Return all of the entries word for word, but omit the pictures they contain.

***** Supplied information

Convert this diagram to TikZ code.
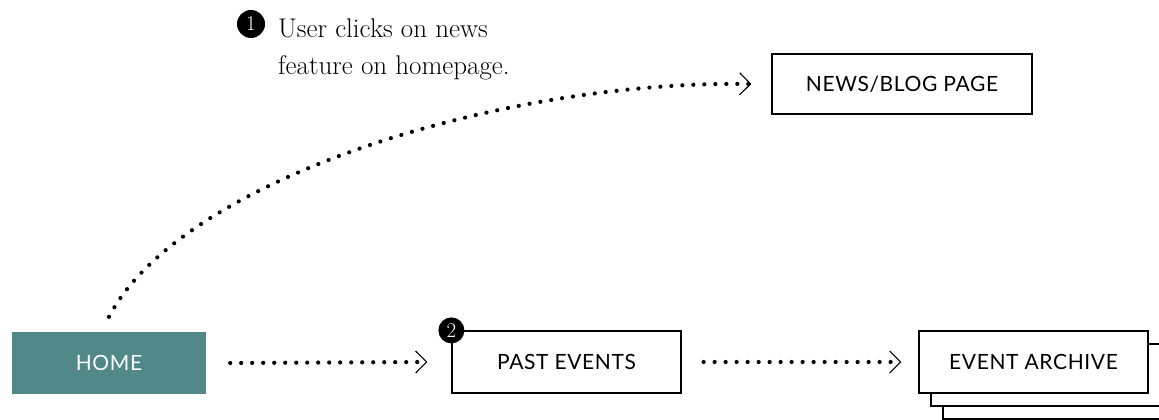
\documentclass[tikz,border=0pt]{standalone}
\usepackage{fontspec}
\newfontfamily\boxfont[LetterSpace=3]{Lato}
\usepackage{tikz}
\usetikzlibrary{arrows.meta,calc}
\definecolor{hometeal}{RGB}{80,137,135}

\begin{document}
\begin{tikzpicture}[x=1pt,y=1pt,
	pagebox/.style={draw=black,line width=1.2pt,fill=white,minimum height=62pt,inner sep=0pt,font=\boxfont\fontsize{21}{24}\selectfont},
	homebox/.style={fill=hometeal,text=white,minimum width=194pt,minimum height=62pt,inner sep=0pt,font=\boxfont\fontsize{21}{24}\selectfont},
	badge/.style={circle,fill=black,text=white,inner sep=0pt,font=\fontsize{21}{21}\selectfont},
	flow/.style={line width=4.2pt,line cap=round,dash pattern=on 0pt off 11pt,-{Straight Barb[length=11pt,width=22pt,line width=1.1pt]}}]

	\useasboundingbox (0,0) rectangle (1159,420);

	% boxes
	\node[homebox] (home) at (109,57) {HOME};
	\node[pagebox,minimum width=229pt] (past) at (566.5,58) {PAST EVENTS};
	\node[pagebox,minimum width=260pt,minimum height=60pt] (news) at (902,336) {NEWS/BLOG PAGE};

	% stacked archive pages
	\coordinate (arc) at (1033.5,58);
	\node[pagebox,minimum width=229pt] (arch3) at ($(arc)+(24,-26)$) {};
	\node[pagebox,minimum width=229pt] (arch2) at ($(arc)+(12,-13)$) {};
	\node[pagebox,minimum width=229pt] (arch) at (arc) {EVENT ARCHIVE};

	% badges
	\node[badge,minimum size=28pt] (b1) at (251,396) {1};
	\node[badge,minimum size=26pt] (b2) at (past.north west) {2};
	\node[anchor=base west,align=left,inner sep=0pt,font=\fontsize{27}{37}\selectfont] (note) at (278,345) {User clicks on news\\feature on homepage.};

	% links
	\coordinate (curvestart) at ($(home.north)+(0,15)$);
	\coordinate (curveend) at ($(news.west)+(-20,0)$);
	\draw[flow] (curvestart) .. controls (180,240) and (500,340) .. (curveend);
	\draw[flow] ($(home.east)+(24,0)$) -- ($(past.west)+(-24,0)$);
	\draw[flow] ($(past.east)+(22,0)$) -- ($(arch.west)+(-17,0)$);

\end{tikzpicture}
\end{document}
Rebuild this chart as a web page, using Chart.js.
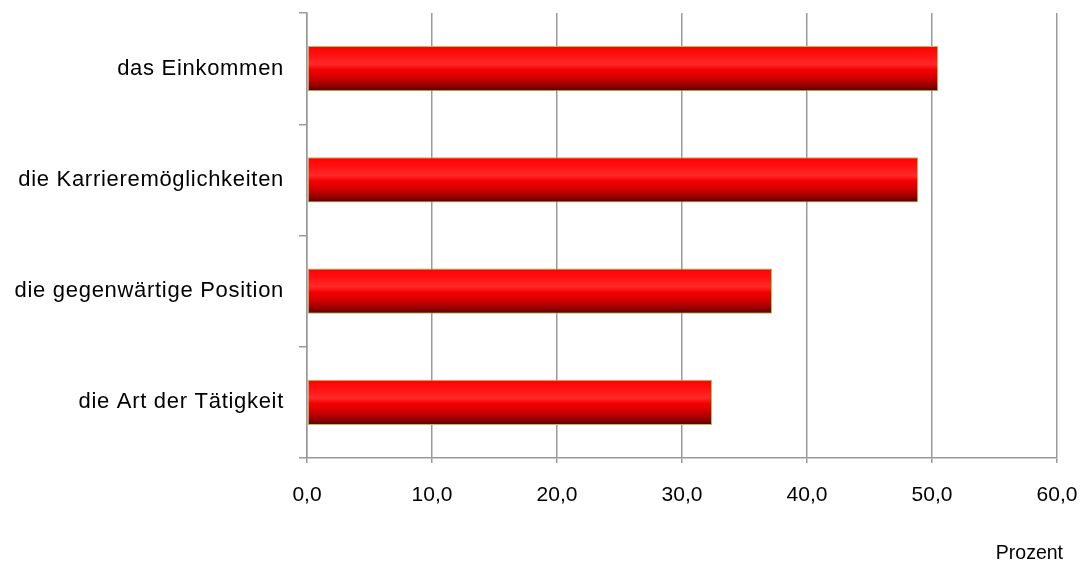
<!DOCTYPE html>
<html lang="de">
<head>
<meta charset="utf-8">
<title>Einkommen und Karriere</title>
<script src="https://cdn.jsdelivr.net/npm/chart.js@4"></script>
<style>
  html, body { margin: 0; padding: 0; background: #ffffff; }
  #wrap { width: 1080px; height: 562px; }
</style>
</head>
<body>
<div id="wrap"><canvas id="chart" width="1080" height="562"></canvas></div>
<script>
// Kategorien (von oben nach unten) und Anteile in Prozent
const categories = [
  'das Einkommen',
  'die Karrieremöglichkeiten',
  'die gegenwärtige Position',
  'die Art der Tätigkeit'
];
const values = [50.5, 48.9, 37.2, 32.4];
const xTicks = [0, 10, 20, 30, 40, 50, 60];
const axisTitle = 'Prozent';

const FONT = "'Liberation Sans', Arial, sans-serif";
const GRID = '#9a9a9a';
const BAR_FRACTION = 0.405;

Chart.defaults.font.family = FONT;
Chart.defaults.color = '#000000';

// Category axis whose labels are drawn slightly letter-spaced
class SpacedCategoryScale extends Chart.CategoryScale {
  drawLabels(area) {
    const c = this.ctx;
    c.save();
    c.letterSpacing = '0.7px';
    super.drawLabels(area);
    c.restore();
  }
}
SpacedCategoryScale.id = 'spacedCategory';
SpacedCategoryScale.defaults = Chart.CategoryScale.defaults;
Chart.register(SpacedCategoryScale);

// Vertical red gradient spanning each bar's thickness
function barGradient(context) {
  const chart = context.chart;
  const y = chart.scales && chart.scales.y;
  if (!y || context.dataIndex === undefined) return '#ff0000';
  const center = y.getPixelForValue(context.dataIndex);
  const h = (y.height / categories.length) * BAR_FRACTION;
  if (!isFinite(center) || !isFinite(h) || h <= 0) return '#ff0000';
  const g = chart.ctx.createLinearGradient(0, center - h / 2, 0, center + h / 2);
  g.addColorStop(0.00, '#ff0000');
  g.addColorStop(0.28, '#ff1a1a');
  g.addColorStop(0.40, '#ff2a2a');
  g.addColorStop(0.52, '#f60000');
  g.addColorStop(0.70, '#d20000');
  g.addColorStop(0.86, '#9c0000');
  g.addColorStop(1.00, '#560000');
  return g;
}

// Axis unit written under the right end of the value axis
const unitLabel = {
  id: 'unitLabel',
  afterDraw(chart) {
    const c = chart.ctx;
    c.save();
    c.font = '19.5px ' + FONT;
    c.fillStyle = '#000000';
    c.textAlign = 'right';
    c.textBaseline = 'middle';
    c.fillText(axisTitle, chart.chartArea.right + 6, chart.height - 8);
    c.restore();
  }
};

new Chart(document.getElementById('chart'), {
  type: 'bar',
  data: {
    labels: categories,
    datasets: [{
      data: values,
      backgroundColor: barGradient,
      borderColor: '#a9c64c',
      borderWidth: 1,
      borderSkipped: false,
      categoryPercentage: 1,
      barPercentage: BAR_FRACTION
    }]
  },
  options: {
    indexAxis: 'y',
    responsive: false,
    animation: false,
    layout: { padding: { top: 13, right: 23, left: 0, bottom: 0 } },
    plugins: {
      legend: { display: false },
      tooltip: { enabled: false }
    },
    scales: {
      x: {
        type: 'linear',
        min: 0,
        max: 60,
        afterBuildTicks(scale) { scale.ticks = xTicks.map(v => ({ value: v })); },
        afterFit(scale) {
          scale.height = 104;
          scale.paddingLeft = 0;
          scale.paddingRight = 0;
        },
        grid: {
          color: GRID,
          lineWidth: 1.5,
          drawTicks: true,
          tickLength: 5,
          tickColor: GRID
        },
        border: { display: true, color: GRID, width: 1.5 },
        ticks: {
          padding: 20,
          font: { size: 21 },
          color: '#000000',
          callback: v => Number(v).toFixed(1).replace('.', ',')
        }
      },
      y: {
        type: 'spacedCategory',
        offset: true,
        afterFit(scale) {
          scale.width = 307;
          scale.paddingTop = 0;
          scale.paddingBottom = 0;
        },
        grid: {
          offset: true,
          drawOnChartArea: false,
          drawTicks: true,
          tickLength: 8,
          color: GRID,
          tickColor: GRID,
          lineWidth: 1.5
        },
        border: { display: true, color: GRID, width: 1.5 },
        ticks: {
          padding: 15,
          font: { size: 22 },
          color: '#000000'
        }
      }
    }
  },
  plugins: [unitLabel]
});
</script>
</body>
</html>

**********

* Task response *
Convert this diagram to TikZ code.
\documentclass[tikz,border=0pt]{standalone}
\usepackage{fontspec}
\newfontfamily\boxfont[LetterSpace=3]{Lato}
\usepackage{tikz}
\usetikzlibrary{arrows.meta,calc}
\definecolor{hometeal}{RGB}{80,137,135}

\begin{document}
\begin{tikzpicture}[x=1pt,y=1pt,
	pagebox/.style={draw=black,line width=1.2pt,fill=white,minimum height=62pt,inner sep=0pt,font=\boxfont\fontsize{21}{24}\selectfont},
	homebox/.style={fill=hometeal,text=white,minimum width=194pt,minimum height=62pt,inner sep=0pt,font=\boxfont\fontsize{21}{24}\selectfont},
	badge/.style={circle,fill=black,text=white,inner sep=0pt,font=\fontsize{21}{21}\selectfont},
	flow/.style={line width=4.2pt,line cap=round,dash pattern=on 0pt off 11pt,-{Straight Barb[length=11pt,width=22pt,line width=1.1pt]}}]

	\useasboundingbox (0,0) rectangle (1159,420);

	% boxes
	\node[homebox] (home) at (109,57) {HOME};
	\node[pagebox,minimum width=229pt] (past) at (566.5,58) {PAST EVENTS};
	\node[pagebox,minimum width=260pt,minimum height=60pt] (news) at (902,336) {NEWS/BLOG PAGE};

	% stacked archive pages
	\coordinate (arc) at (1033.5,58);
	\node[pagebox,minimum width=229pt] (arch3) at ($(arc)+(24,-26)$) {};
	\node[pagebox,minimum width=229pt] (arch2) at ($(arc)+(12,-13)$) {};
	\node[pagebox,minimum width=229pt] (arch) at (arc) {EVENT ARCHIVE};

	% badges
	\node[badge,minimum size=28pt] (b1) at (251,396) {1};
	\node[badge,minimum size=26pt] (b2) at (past.north west) {2};
	\node[anchor=base west,align=left,inner sep=0pt,font=\fontsize{27}{37}\selectfont] (note) at (278,345) {User clicks on news\\feature on homepage.};

	% links
	\coordinate (curvestart) at ($(home.north)+(0,15)$);
	\coordinate (curveend) at ($(news.west)+(-20,0)$);
	\draw[flow] (curvestart) .. controls (180,240) and (500,340) .. (curveend);
	\draw[flow] ($(home.east)+(24,0)$) -- ($(past.west)+(-24,0)$);
	\draw[flow] ($(past.east)+(22,0)$) -- ($(arch.west)+(-17,0)$);

\end{tikzpicture}
\end{document}
Rebuild this chart as a web page, using Chart.js.
<!DOCTYPE html>
<html lang="de">
<head>
<meta charset="utf-8">
<title>Einkommen und Karriere</title>
<script src="https://cdn.jsdelivr.net/npm/chart.js@4"></script>
<style>
  html, body { margin: 0; padding: 0; background: #ffffff; }
  #wrap { width: 1080px; height: 562px; }
</style>
</head>
<body>
<div id="wrap"><canvas id="chart" width="1080" height="562"></canvas></div>
<script>
// Kategorien (von oben nach unten) und Anteile in Prozent
const categories = [
  'das Einkommen',
  'die Karrieremöglichkeiten',
  'die gegenwärtige Position',
  'die Art der Tätigkeit'
];
const values = [50.5, 48.9, 37.2, 32.4];
const xTicks = [0, 10, 20, 30, 40, 50, 60];
const axisTitle = 'Prozent';

const FONT = "'Liberation Sans', Arial, sans-serif";
const GRID = '#9a9a9a';
const BAR_FRACTION = 0.405;

Chart.defaults.font.family = FONT;
Chart.defaults.color = '#000000';

// Category axis whose labels are drawn slightly letter-spaced
class SpacedCategoryScale extends Chart.CategoryScale {
  drawLabels(area) {
    const c = this.ctx;
    c.save();
    c.letterSpacing = '0.7px';
    super.drawLabels(area);
    c.restore();
  }
}
SpacedCategoryScale.id = 'spacedCategory';
SpacedCategoryScale.defaults = Chart.CategoryScale.defaults;
Chart.register(SpacedCategoryScale);

// Vertical red gradient spanning each bar's thickness
function barGradient(context) {
  const chart = context.chart;
  const y = chart.scales && chart.scales.y;
  if (!y || context.dataIndex === undefined) return '#ff0000';
  const center = y.getPixelForValue(context.dataIndex);
  const h = (y.height / categories.length) * BAR_FRACTION;
  if (!isFinite(center) || !isFinite(h) || h <= 0) return '#ff0000';
  const g = chart.ctx.createLinearGradient(0, center - h / 2, 0, center + h / 2);
  g.addColorStop(0.00, '#ff0000');
  g.addColorStop(0.28, '#ff1a1a');
  g.addColorStop(0.40, '#ff2a2a');
  g.addColorStop(0.52, '#f60000');
  g.addColorStop(0.70, '#d20000');
  g.addColorStop(0.86, '#9c0000');
  g.addColorStop(1.00, '#560000');
  return g;
}

// Axis unit written under the right end of the value axis
const unitLabel = {
  id: 'unitLabel',
  afterDraw(chart) {
    const c = chart.ctx;
    c.save();
    c.font = '19.5px ' + FONT;
    c.fillStyle = '#000000';
    c.textAlign = 'right';
    c.textBaseline = 'middle';
    c.fillText(axisTitle, chart.chartArea.right + 6, chart.height - 8);
    c.restore();
  }
};

new Chart(document.getElementById('chart'), {
  type: 'bar',
  data: {
    labels: categories,
    datasets: [{
      data: values,
      backgroundColor: barGradient,
      borderColor: '#a9c64c',
      borderWidth: 1,
      borderSkipped: false,
      categoryPercentage: 1,
      barPercentage: BAR_FRACTION
    }]
  },
  options: {
    indexAxis: 'y',
    responsive: false,
    animation: false,
    layout: { padding: { top: 13, right: 23, left: 0, bottom: 0 } },
    plugins: {
      legend: { display: false },
      tooltip: { enabled: false }
    },
    scales: {
      x: {
        type: 'linear',
        min: 0,
        max: 60,
        afterBuildTicks(scale) { scale.ticks = xTicks.map(v => ({ value: v })); },
        afterFit(scale) {
          scale.height = 104;
          scale.paddingLeft = 0;
          scale.paddingRight = 0;
        },
        grid: {
          color: GRID,
          lineWidth: 1.5,
          drawTicks: true,
          tickLength: 5,
          tickColor: GRID
        },
        border: { display: true, color: GRID, width: 1.5 },
        ticks: {
          padding: 20,
          font: { size: 21 },
          color: '#000000',
          callback: v => Number(v).toFixed(1).replace('.', ',')
        }
      },
      y: {
        type: 'spacedCategory',
        offset: true,
        afterFit(scale) {
          scale.width = 307;
          scale.paddingTop = 0;
          scale.paddingBottom = 0;
        },
        grid: {
          offset: true,
          drawOnChartArea: false,
          drawTicks: true,
          tickLength: 8,
          color: GRID,
          tickColor: GRID,
          lineWidth: 1.5
        },
        border: { display: true, color: GRID, width: 1.5 },
        ticks: {
          padding: 15,
          font: { size: 22 },
          color: '#000000'
        }
      }
    }
  },
  plugins: [unitLabel]
});
</script>
</body>
</html>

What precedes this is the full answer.